There is therefore no occasion for the coming into play of the supervisory power of this Court over inferior tribunals, the matter having been rendered moot and academic. It is not amiss to state, however, that respondent court, in the exercise of its limited jurisdiction under either Section 163 or 168 of the Revised Election Code as the case may be, should dispose of the matter with promptness and dispatch. That would assure that the proclamation would not be unduly delayed. It is equally relevant to state that under such circumstances there should not be on the part of the judiciary timidity and hesitancy in lending its approval to pleas from any party before it, if thereby the true and honest result of the elections could be elicited. That would enable the provincial or municipal board of canvassers to discharge its function in the shortest possible time and with the utmost degree of accuracy.

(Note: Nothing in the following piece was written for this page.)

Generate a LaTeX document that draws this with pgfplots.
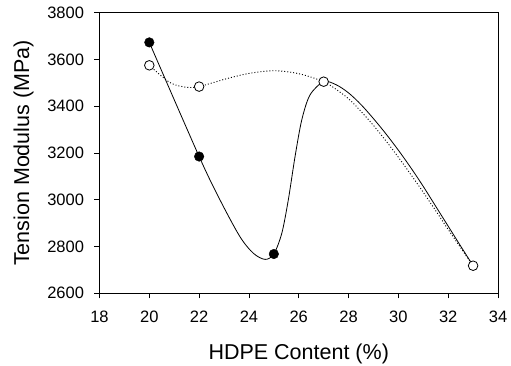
\documentclass[border=0pt]{standalone}
\usepackage{fontspec}
\setmainfont{Liberation Sans}
\usepackage{pgfplots}
\pgfplotsset{compat=1.18}
\begin{document}
\begin{tikzpicture}
\useasboundingbox (-99.5pt,-72pt) rectangle (411.5pt,293.3pt);
\begin{axis}[
  at={(0pt,0pt)}, anchor=south west,
  scale only axis, width=398.5pt, height=280.6pt,
  xmin=18, xmax=34, ymin=2600, ymax=3800,
  xtick={18,20,...,34}, ytick={2600,2800,...,3800},
  xtick pos=left, ytick pos=left, tick align=outside,
  major tick length=5pt,
  axis line style={line width=0.8pt},
  every tick/.style={black, line width=0.8pt},
  /pgf/number format/assume math mode=true,
  /pgf/number format/1000 sep={},
  ticklabel style={font=\fontsize{16.5}{18}\selectfont},
  xticklabel style={yshift=-9pt},
  yticklabel style={xshift=-7pt},
  label style={font=\fontsize{21.5}{24}\selectfont},
  xlabel={HDPE Content (\%)}, ylabel={Tension Modulus (MPa)},
  xlabel style={at={(axis description cs:0.5,-0.2352)}, anchor=base},
  ylabel style={at={(axis description cs:-0.1769,0.5)}, anchor=base},
  clip=false,
]
% solid curve
\addplot[black, line width=0.8pt, smooth] coordinates {
 (20,3673) (22,3185) (22.84,2999) (23.64,2842) (24.18,2771) (24.65,2745) (25,2768)
 (25.32,2857) (25.58,2999) (25.85,3184) (26.12,3341) (26.45,3448) (27,3505)
 (27.5,3492) (28,3457) (28.5,3407) (29,3347) (29.5,3282) (30,3212) (30.5,3137)
 (31,3057) (31.5,2972) (32,2887) (32.5,2802) (33,2718)};
% dotted curve
\addplot[black, line width=0.9pt, dash pattern=on 1pt off 2pt, smooth] coordinates {
 (20,3575) (20.83,3501) (21.50,3481) (22,3484) (23.11,3518) (24.04,3541) (25.05,3552)
 (26.05,3538) (27,3505) (27.5,3472) (28,3432) (28.5,3378) (29,3318) (29.5,3252)
 (30,3182) (30.5,3108) (31,3032) (31.5,2953) (32,2873) (32.5,2795) (33,2718)};
% filled markers
\addplot[only marks, mark=*, mark size=4.8pt, mark options={fill=black, draw=black}]
 coordinates {(20,3673) (22,3185) (25,2768)};
% open markers
\addplot[only marks, mark=*, mark size=4.8pt, mark options={fill=white, draw=black, line width=0.8pt}]
 coordinates {(20,3575) (22,3484) (27,3505) (33,2718)};
\end{axis}
\end{tikzpicture}
\end{document}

Inferior tribunals must likewise bear in mind that where the provisions of the Election Code as in Sections 142 and 162 are couched in mandatory form, the power does not exist for any court to distinguish between material and immaterial omissions. What the law decrees must be obeyed. It is as peremptory and as simple as that.

WHEREFORE, this petition for certiorari with preliminary injunction and mandamus is dismissed. Without pronouncement as to costs.

Concepcion, C.J., Reyes, J.B.L., Dizon, Makalintal, Zaldivar, Sanchez, Castro, and Angeles, JJ., concur.

Endnotes:



1. Petition, paragraphs 5 and 6.

2. Ibid, paragraphs 7 and 8.

3. Ibid, paragraph 9.

4. Ibid, paragraphs 14 and 15.

5. Answer, paragraph 4.

6. Ibid, prayer.

7. Motion to Dismiss, paragraph 3.

8. Memorandum for Petitioner, p. 5.

9. Ibid, p. 5.

10. Motion for reconsideration for respondent Villalon, p. 1.